The classic test involves a story in which a protagonist with incomplete or inaccurate information must make a choice between two items.
We have not been giving our little ones enough credit. Psychologists working with young toddlers say the kids are capable of recognising when someone else is pretending, cheating, or straight-up lying. The research is published in the Proceedings of the National Academy of Sciences.
Psychologists use a test called the false-belief task to gauge whether a person knows that other people’s thoughts are different from their own. The classic test involves a story in which a protagonist with incomplete or inaccurate information must make a choice between two items.

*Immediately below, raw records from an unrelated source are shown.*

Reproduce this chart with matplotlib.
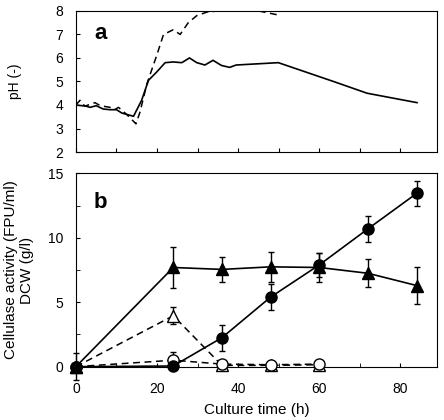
import matplotlib.pyplot as plt
from matplotlib.ticker import MultipleLocator

plt.rcParams['font.family'] = ['Liberation Sans', 'DejaVu Sans']

# panel a: pH
t_ph_solid = [0, 2.5, 3.5, 5, 6.7, 8.4, 10, 11.3, 14.2, 16.2, 17.9, 19.9, 22, 24, 26.1, 28,
              29.8, 31.8, 33.8, 35.9, 37.9, 39.5, 49.9, 63.5, 71.8, 84.1]
ph_solid = [4.0, 3.95, 3.9, 3.97, 3.83, 3.8, 3.8, 3.66, 3.52, 4.2, 5.05, 5.4, 5.8, 5.83, 5.8, 6.0,
            5.8, 5.7, 5.9, 5.68, 5.6, 5.7, 5.8, 5.0, 4.5, 4.1]
t_ph_dash = [0, 1, 2.2, 4.7, 6, 8.4, 9.5, 10.5, 12.5, 14.8, 15.8, 17.5, 19.9, 21.6, 24, 25.7,
             27.7, 29.8, 32.3, 35, 45, 49.8]
ph_dash = [4.0, 4.2, 3.95, 4.1, 3.97, 3.9, 3.8, 3.9, 3.6, 3.2, 3.7, 4.9, 6.1, 7.0, 7.2, 7.0,
           7.5, 7.8, 7.95, 8.0, 8.0, 7.83]

# panel b: cellulase activity and DCW
t_b = [0, 24, 36, 48, 60, 72, 84]
act_fill = [0, 0.05, 2.25, 5.4, 7.9, 10.7, 13.45]
act_fill_err = [0, 0, 1.0, 1.0, 0.95, 1.0, 1.0]
dcw_fill = [0, 7.7, 7.55, 7.75, 7.7, 7.25, 6.3]
dcw_fill_err = [0, 1.6, 1.0, 1.15, 1.1, 1.1, 1.45]

t_open = [0, 24, 36, 48, 60]
act_open = [0, 0.5, 0.2, 0.15, 0.2]
act_open_err = [0, 0.6, 0, 0, 0]
dcw_open = [0, 3.95, 0.1, 0.1, 0.15]
dcw_open_err = [1.05, 0.65, 0, 0, 0]

fig = plt.figure(figsize=(4.44, 4.2), dpi=100)
ax1 = fig.add_axes([0.171, 0.638, 0.813, 0.336])
ax2 = fig.add_axes([0.171, 0.127, 0.813, 0.460])

dash = (0, (4.5, 3))

ax1.plot(t_ph_solid, ph_solid, color='black', lw=1.2)
ax1.plot(t_ph_dash, ph_dash, color='black', lw=1.1, linestyle=dash)
ax1.set_xlim(0, 89)
ax1.set_ylim(2, 8)
ax1.xaxis.set_major_locator(MultipleLocator(10))
ax1.yaxis.set_major_locator(MultipleLocator(1))
ax1.tick_params(direction='in', labelsize=10, length=3)
ax1.tick_params(axis='y', pad=9)
ax1.tick_params(axis='x', labelbottom=False)
ax1.set_ylabel('pH (-)', fontsize=10)
ax1.yaxis.set_label_coords(-0.15, 0.5)
ax1.text(0.05, 0.80, 'a', transform=ax1.transAxes, fontsize=16, fontweight='bold')

kw = dict(color='black', capsize=2.5, elinewidth=1.0, capthick=1.0, clip_on=False, zorder=3)
ax2.errorbar(t_open, dcw_open, yerr=dcw_open_err, marker='^', ms=8, mfc='white', mec='black',
             lw=1.1, linestyle=dash, **kw)
ax2.errorbar(t_open, act_open, yerr=act_open_err, marker='o', ms=8, mfc='white', mec='black',
             lw=1.1, linestyle=dash, **kw)
ax2.errorbar(t_b, dcw_fill, yerr=dcw_fill_err, marker='^', ms=8, mfc='black', mec='black',
             lw=1.2, **kw)
ax2.errorbar(t_b, act_fill, yerr=act_fill_err, marker='o', ms=8, mfc='black', mec='black',
             lw=1.2, **kw)
ax2.set_xlim(0, 89)
ax2.set_ylim(0, 15)
ax2.xaxis.set_major_locator(MultipleLocator(20))
ax2.xaxis.set_minor_locator(MultipleLocator(10))
ax2.yaxis.set_major_locator(MultipleLocator(5))
ax2.yaxis.set_minor_locator(MultipleLocator(2.5))
ax2.tick_params(which='both', direction='in', labelsize=10, length=3)
ax2.tick_params(axis='y', pad=9)
ax2.tick_params(axis='x', pad=11)
ax2.set_xlabel('Culture time (h)', fontsize=11, labelpad=5)
ax2.set_ylabel('Cellulase activity (FPU/ml)\nDCW (g/l)', fontsize=11)
ax2.yaxis.set_label_coords(-0.115, 0.5)
ax2.text(0.05, 0.82, 'b', transform=ax2.transAxes, fontsize=16, fontweight='bold')

fig.savefig('out.png', dpi=100)
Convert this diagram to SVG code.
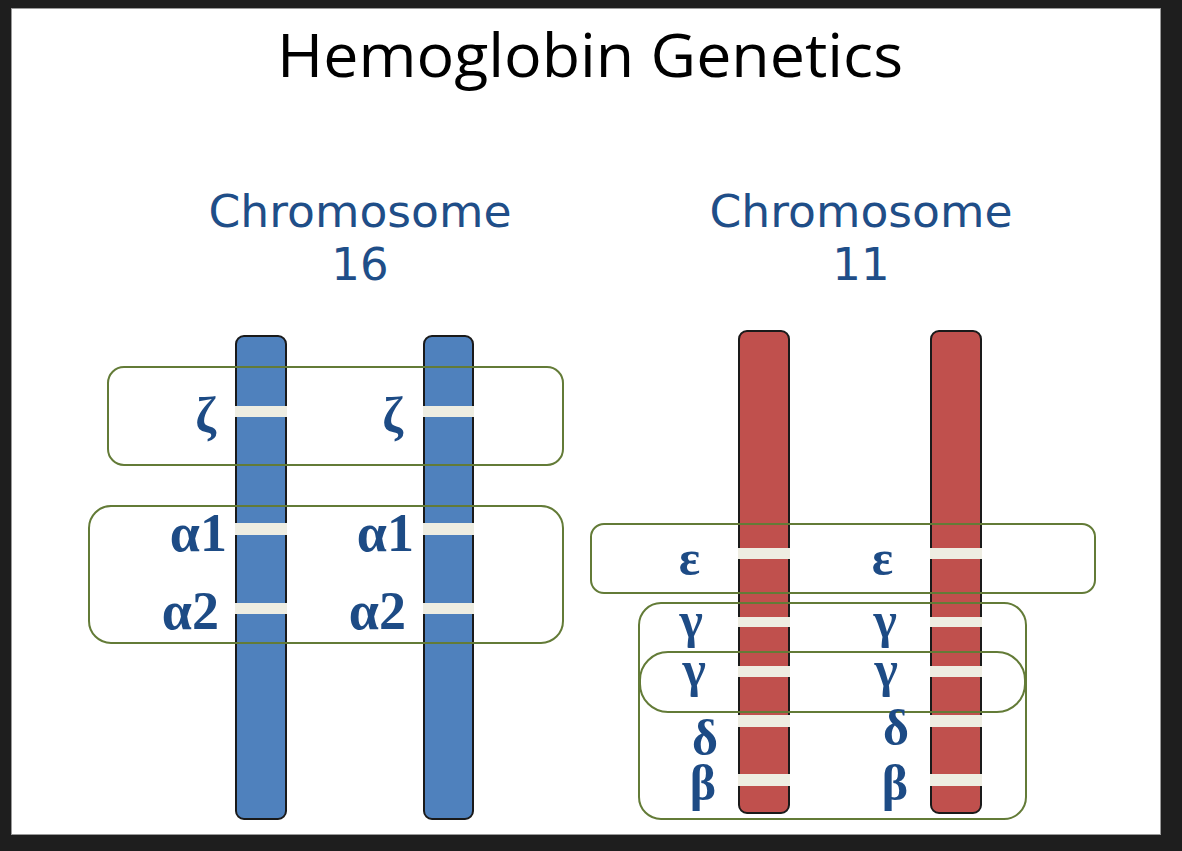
<svg xmlns="http://www.w3.org/2000/svg" width="1182" height="851" viewBox="0 0 1182 851">
<style>
.title{font-family:"Open Sans","Liberation Sans",sans-serif;font-size:60px;fill:#000}
.chr{font-family:"DejaVu Sans","Liberation Sans",sans-serif;font-size:45px;fill:#1f4e88;text-anchor:middle}
.g{font-family:"Liberation Serif","DejaVu Serif",serif;font-weight:bold;font-size:50px;fill:#1d4b85;text-anchor:end}
.a{font-size:54px}
.blue{fill:#4f81bd;stroke:#1a1a1a;stroke-width:2}
.red{fill:#c0504d;stroke:#1a1a1a;stroke-width:2}
.band{fill:#eeede2}
.box{fill:none;stroke:#637b37;stroke-width:2}
</style>
<rect x="0" y="0" width="1182" height="851" fill="#1e1e1e"/>
<rect x="11.5" y="8.5" width="1149" height="826" fill="#fff" stroke="#9a9a9a" stroke-width="1"/>
<text class="title" x="590" y="77" text-anchor="middle" textLength="626" lengthAdjust="spacingAndGlyphs">Hemoglobin Genetics</text>
<g id="label16">
<text class="chr" x="360" y="227" textLength="303" lengthAdjust="spacingAndGlyphs">Chromosome</text>
<text class="chr" x="360" y="280">16</text>
</g>
<g id="label11">
<text class="chr" x="861" y="227" textLength="303" lengthAdjust="spacingAndGlyphs">Chromosome</text>
<text class="chr" x="861" y="280">11</text>
</g>
<g id="chr16a">
<rect class="blue" x="236" y="336" width="50" height="483" rx="8"/>
<rect class="band" x="235" y="406" width="52" height="11"/>
<rect class="band" x="235" y="523" width="52" height="12"/>
<rect class="band" x="235" y="603" width="52" height="11"/>
</g>
<g id="chr16b">
<rect class="blue" x="424" y="336" width="49" height="483" rx="8"/>
<rect class="band" x="423" y="406" width="51" height="11"/>
<rect class="band" x="423" y="523" width="51" height="12"/>
<rect class="band" x="423" y="603" width="51" height="11"/>
</g>
<g id="chr11a">
<rect class="red" x="739" y="331" width="50" height="482" rx="8"/>
<rect class="band" x="738" y="548" width="52" height="11"/>
<rect class="band" x="738" y="617" width="52" height="10"/>
<rect class="band" x="738" y="666" width="52" height="11"/>
<rect class="band" x="738" y="715" width="52" height="12"/>
<rect class="band" x="738" y="774" width="52" height="12"/>
</g>
<g id="chr11b">
<rect class="red" x="931" y="331" width="50" height="482" rx="8"/>
<rect class="band" x="930" y="548" width="52" height="11"/>
<rect class="band" x="930" y="617" width="52" height="10"/>
<rect class="band" x="930" y="666" width="52" height="11"/>
<rect class="band" x="930" y="715" width="52" height="12"/>
<rect class="band" x="930" y="774" width="52" height="12"/>
</g>
<g id="groups">
<rect id="box-zeta" class="box" x="108" y="367" width="455" height="98" rx="16"/>
<rect id="box-alpha" class="box" x="89" y="506" width="474" height="137" rx="22"/>
<rect id="box-epsilon" class="box" x="591" y="524" width="504" height="69" rx="13"/>
<rect id="box-beta" class="box" x="639" y="603" width="387" height="216" rx="22"/>
<rect id="box-gamma" class="box" x="640" y="652" width="385" height="60" rx="28"/>
</g>
<g id="labels16">
<text class="g" x="216" y="432">ζ</text>
<text class="g" x="403" y="432">ζ</text>
<text class="g a" x="227" y="551">α1</text>
<text class="g a" x="414" y="551">α1</text>
<text class="g a" x="219" y="629">α2</text>
<text class="g a" x="406" y="629">α2</text>
</g>
<g id="labels11">
<text class="g" x="700" y="575">ε</text>
<text class="g" x="893" y="575">ε</text>
<text class="g" x="703" y="637">γ</text>
<text class="g" x="897" y="637">γ</text>
<text class="g" x="706" y="686">γ</text>
<text class="g" x="898" y="686">γ</text>
<text class="g" x="718" y="755">δ</text>
<text class="g" x="909" y="745">δ</text>
<text class="g" x="716" y="800">β</text>
<text class="g" x="908" y="800">β</text>
</g>
</svg>
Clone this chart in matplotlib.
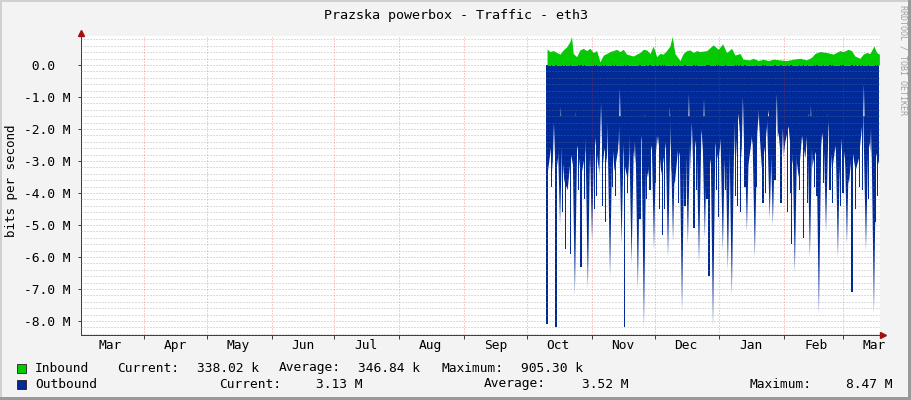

Before the protagonist acts, psychologists ask the person taking the test which item they think the protagonist will select. If the test-taker realises that their ideas differ from the protagonist’s—that the protagonist has a false belief — they can guess that the protagonist will make the wrong choice.
Kids under the age of four generally fail this test, and psychologists generally take this as an indication that younger children don’t understand other people’s thoughts or beliefs. But in doing so they’ve overlooked one major element: their test depends on the test-taker’s ability to understand the questions and articulate a response. Like many tests of cognitive ability, the bias is built right in.
One team of researchers recognised this issue and decided to design a better test. They created a simplified version with pictures and more basic questions, then brought in 144 kids aged two-and-a-half. The simplified test made both the testing procedure and the questions themselves easier for the children to understand. They could guess that the protagonist was about to make a mistake. They knew her thoughts were not the same as their own.
Renee Baillargeon of the University of Illinois was a co-author on the study. “Our study shows that when the task is made simpler, even two-and-a-half-year olds succeed,” she said in a statement. “So the ability to answer questions about persons with false beliefs is present very early in development, contrary to what was traditionally thought.”
Co-author Peipei Setoh of Nanyang Technological University noted that this false belief — that little kids weren’t clever enough to figure it out — could be negatively affecting the way we raise them.
“If parents believe that children do not understand complicated matters, they may tell simpler versions of the truth and ‘dumb down’ what they view as complicated content for kids. Parents of young children and early childhood educators should be aware that children’s early cognitive abilities may be more advanced than previously thought.”